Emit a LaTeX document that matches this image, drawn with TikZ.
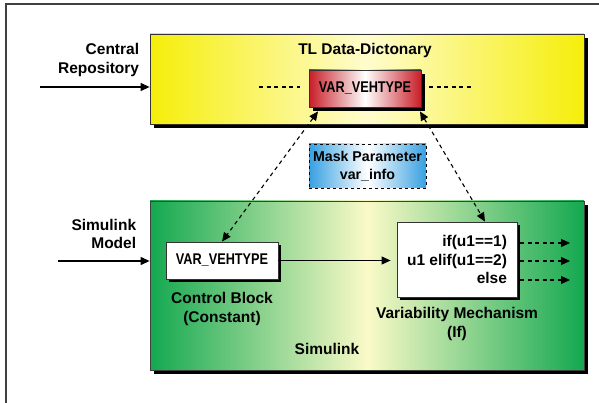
\documentclass[tikz,border=0pt]{standalone}
\usepackage{fontspec}
\setmainfont{Liberation Sans}
\newfontfamily\narrowfont[FakeStretch=0.82]{Liberation Sans}
\usetikzlibrary{arrows.meta,positioning,shadows}

\definecolor{dictyellow}{RGB}{245,238,10}
\definecolor{dictlight}{RGB}{255,252,205}
\definecolor{simgreen}{RGB}{20,168,80}
\definecolor{simlight}{RGB}{250,250,200}
\definecolor{varred}{RGB}{200,30,40}
\definecolor{maskblue}{RGB}{55,160,225}

\begin{document}
\begin{tikzpicture}[x=1pt, y=-1pt, >={Triangle[length=9pt,width=8pt]}, line width=1.1pt,
  every node/.style={font=\bfseries\fontsize{15.5}{18.5}\selectfont}]
% styles
\tikzstyle{shad}=[drop shadow={shadow xshift=4pt,shadow yshift=-4pt,fill=black,opacity=1}]
\tikzstyle{dict}=[rectangle,draw=black!80,line width=0.8pt,shad,left color=dictyellow,right color=dictyellow,middle color=dictlight]
\tikzstyle{sim}=[rectangle,draw=black!75,line width=0.8pt,shad,left color=simgreen,right color=simgreen,middle color=simlight]
\tikzstyle{varbox}=[rectangle,draw=black!80,line width=0.8pt,shad,left color=varred,right color=varred,middle color=white,minimum width=112pt,minimum height=37pt,font=\narrowfont\bfseries\fontsize{15.5}{18}\selectfont]
\tikzstyle{mask}=[rectangle,draw,dashed,line width=0.8pt,left color=maskblue,right color=maskblue,middle color=white,minimum width=117pt,minimum height=44pt,align=center,font=\bfseries\fontsize{14.2}{18}\selectfont]
\tikzstyle{block}=[rectangle,draw=black!80,line width=0.8pt,fill=white,drop shadow={shadow xshift=3pt,shadow yshift=-3pt,fill=black,opacity=1},minimum width=112pt,minimum height=37pt]
\tikzstyle{conn}=[dashed,dash pattern=on 4pt off 3.5pt]

\useasboundingbox (0,0) rectangle (599,403);
\fill[white] (0,0) rectangle (599,403);

% frame
\draw[line width=1.4pt,black!75] (6,410) -- (6,4) -- (610,4);

% data dictionary
\node[dict,minimum width=434pt,minimum height=90pt] (dict) at (367,79) {};
\node (dicttitle) at (365,50) {TL Data-Dictonary};
\node[varbox] (var) at (365,88.5) {VAR\_VEHTYPE};
\coordinate (dl) at (259,87);
\coordinate (dr) at (472,87);
\draw[conn] (dl) -- ([xshift=-9pt]dl -| var.west);
\draw[conn] ([xshift=8pt]dr -| var.east) -- (dr);

% repository input
\node[anchor=east,align=right] (repolbl) at (143,60) {Central\\Repository};
\coordinate (repoin) at (40,87);
\draw[->] (repoin) -- (repoin -| dict.west);

% mask parameter
\node[mask] (mask) at (367.5,166) {Mask Parameter\\var\_info};

% simulink model
\node[sim,minimum width=434pt,minimum height=169pt] (sim) at (367,285.5) {};
\node (simlbl) at (327,349) {Simulink};
\node[anchor=east,align=right] (modellbl) at (140,234) {Simulink\\Model};
\coordinate (simin) at (58,261);
\draw[->] (simin) -- (simin -| sim.west);

% blocks
\node[block,font=\narrowfont\bfseries\fontsize{15.5}{18}\selectfont] (ctrl) at (222,260.5) {VAR\_VEHTYPE};
\node[align=center] (ctrllbl) at (222,309) {Control Block\\(Constant)};
\node[block,minimum width=120pt,minimum height=75pt,align=right] (ifblk) at (457,259.5) {if(u1==1)\\u1 elif(u1==2)\\else};
\node[align=center] (iflbl) at (457,324) {Variability Mechanism\\(If)};

% arrows
\draw[->,shorten >=6pt] (ctrl.east) -- (ctrl.east -| ifblk.west);
\draw[<->,conn] ([xshift=-47pt,yshift=-4pt]var.south) -- (ctrl.north);
\draw[<->,conn] ([xshift=55pt,yshift=-4pt]var.south) -- ([xshift=28pt]ifblk.north);

\foreach \n/\y in {1/243,2/261,3/280}{
  \coordinate (out\n) at (570,\y);
  \draw[->,conn,shorten <=3pt] (ifblk.east |- out\n) -- (out\n);
}

\end{tikzpicture}
\end{document}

——

- Requirements -
Starting at the top of the listing above, reproduce each line up to and including the one with "(6,4) -- (610,4);"; omit the pictures.

- Solved exercise -
Emit a LaTeX document that matches this image, drawn with TikZ.
\documentclass[tikz,border=0pt]{standalone}
\usepackage{fontspec}
\setmainfont{Liberation Sans}
\newfontfamily\narrowfont[FakeStretch=0.82]{Liberation Sans}
\usetikzlibrary{arrows.meta,positioning,shadows}

\definecolor{dictyellow}{RGB}{245,238,10}
\definecolor{dictlight}{RGB}{255,252,205}
\definecolor{simgreen}{RGB}{20,168,80}
\definecolor{simlight}{RGB}{250,250,200}
\definecolor{varred}{RGB}{200,30,40}
\definecolor{maskblue}{RGB}{55,160,225}

\begin{document}
\begin{tikzpicture}[x=1pt, y=-1pt, >={Triangle[length=9pt,width=8pt]}, line width=1.1pt,
  every node/.style={font=\bfseries\fontsize{15.5}{18.5}\selectfont}]
% styles
\tikzstyle{shad}=[drop shadow={shadow xshift=4pt,shadow yshift=-4pt,fill=black,opacity=1}]
\tikzstyle{dict}=[rectangle,draw=black!80,line width=0.8pt,shad,left color=dictyellow,right color=dictyellow,middle color=dictlight]
\tikzstyle{sim}=[rectangle,draw=black!75,line width=0.8pt,shad,left color=simgreen,right color=simgreen,middle color=simlight]
\tikzstyle{varbox}=[rectangle,draw=black!80,line width=0.8pt,shad,left color=varred,right color=varred,middle color=white,minimum width=112pt,minimum height=37pt,font=\narrowfont\bfseries\fontsize{15.5}{18}\selectfont]
\tikzstyle{mask}=[rectangle,draw,dashed,line width=0.8pt,left color=maskblue,right color=maskblue,middle color=white,minimum width=117pt,minimum height=44pt,align=center,font=\bfseries\fontsize{14.2}{18}\selectfont]
\tikzstyle{block}=[rectangle,draw=black!80,line width=0.8pt,fill=white,drop shadow={shadow xshift=3pt,shadow yshift=-3pt,fill=black,opacity=1},minimum width=112pt,minimum height=37pt]
\tikzstyle{conn}=[dashed,dash pattern=on 4pt off 3.5pt]

\useasboundingbox (0,0) rectangle (599,403);
\fill[white] (0,0) rectangle (599,403);

% frame
\draw[line width=1.4pt,black!75] (6,410) -- (6,4) -- (610,4);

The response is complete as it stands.